Early diagnosis of pregnancy

When a woman attends a practitioner thinking that she is pregnant, the most common symptoms are not always amenorrhoea followed by nausea. Many women, particularly the multiparous, have a subtle sensation that they are pregnant a lot earlier than the arrival of the more formal symptoms and signs laid down in textbooks. Traditionally, the doctor may elicit clinical features, but most now turn to a pregnancy test at the first hint of pregnancy. Symptoms The symptoms of early pregnancy are nausea, increased sensitivity of the breasts and nipples, increased frequency of micturition, and amenorrhoea.

Signs

The doctor may notice on examination a fullness of the breasts with early changes in pigmentation and Montgomery’s tubercuiles in the areola. The uterus will not be felt through the abdominal wall until about 12 weeks of pregnancy. On bimanual assessment uterine enlargement is detectable before this time while cervical softening and a cystic, generally soft feeling of the uterus can be detected by eight weeks. This more subtle sign is not often sought as vaginal examination is not usually performed on a normal woman at this time.

Tests

Mostly the diagnosis of pregnancy is confirmed by tests checking for the higher concentrations of human chorionic gonadotrophin that occur in every pregnancy.
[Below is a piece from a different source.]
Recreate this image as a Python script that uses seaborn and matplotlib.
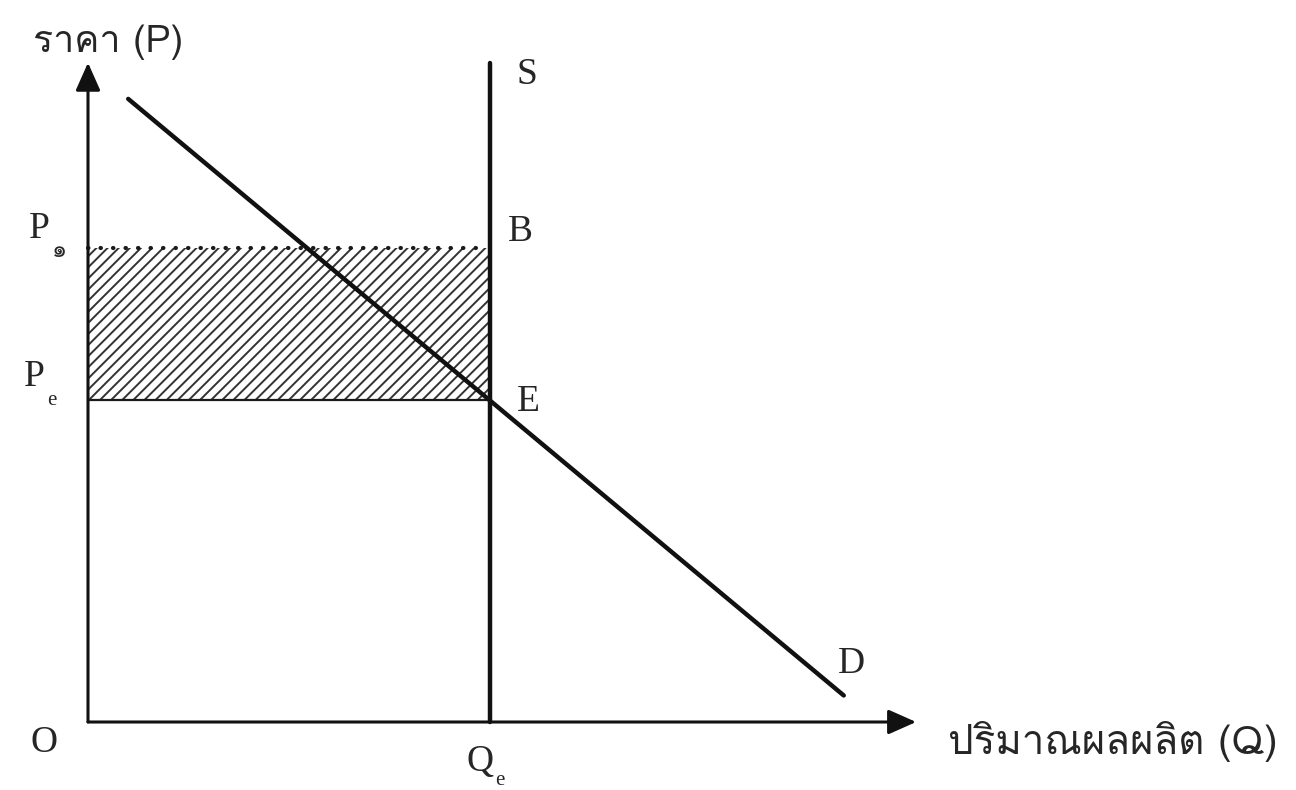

The old biological tests using rabbits and frogs are now gone and have been replaced by immunological tests. These depend on the presence of human chorionic gonadotrophin in the body fluids, which is reflected in the urine. The more sensitive the test, the more likely it is to pick up the hormone at lower concentrations—that is, earlier in pregnancy. Enzyme linked immunosorbent assay (ELISA) is the basis of many of the commercial kits currently available in chemist
shops. The assay depends on the double reaction of standard phase antibody with enzyme labelled antibody, which is sensitive enough to detect very low concentrations of human chorionic gonadotrophin. Positive results may be therefore detectable as early as 10 days after fertilisation—that is, four days before the first missed period. Vaginal ultrasound can detect a sac from five weeks and a fetal cardiac echo a week or so later (Chapter 4), but this would not be used as a screening pregnancy test.
Conclusion

At the end of the preliminary consultation women may ask questions about the pregnancy and the practitioner will deal with these. Most of these queries will be considered in the chapter on normal antenatal management. For most women the onset of pregnancy is a desired and happy event, but for a few it may not be so and practitioners, having established a diagnosis, may find that they are then asked to advise on termination of pregnancy. This they should do if their views on the subject allow; if not, they should arrange for one of their partners to discuss it with the patient. Most women, however, will be happy to be pregnant and looking forward to a successful outcome.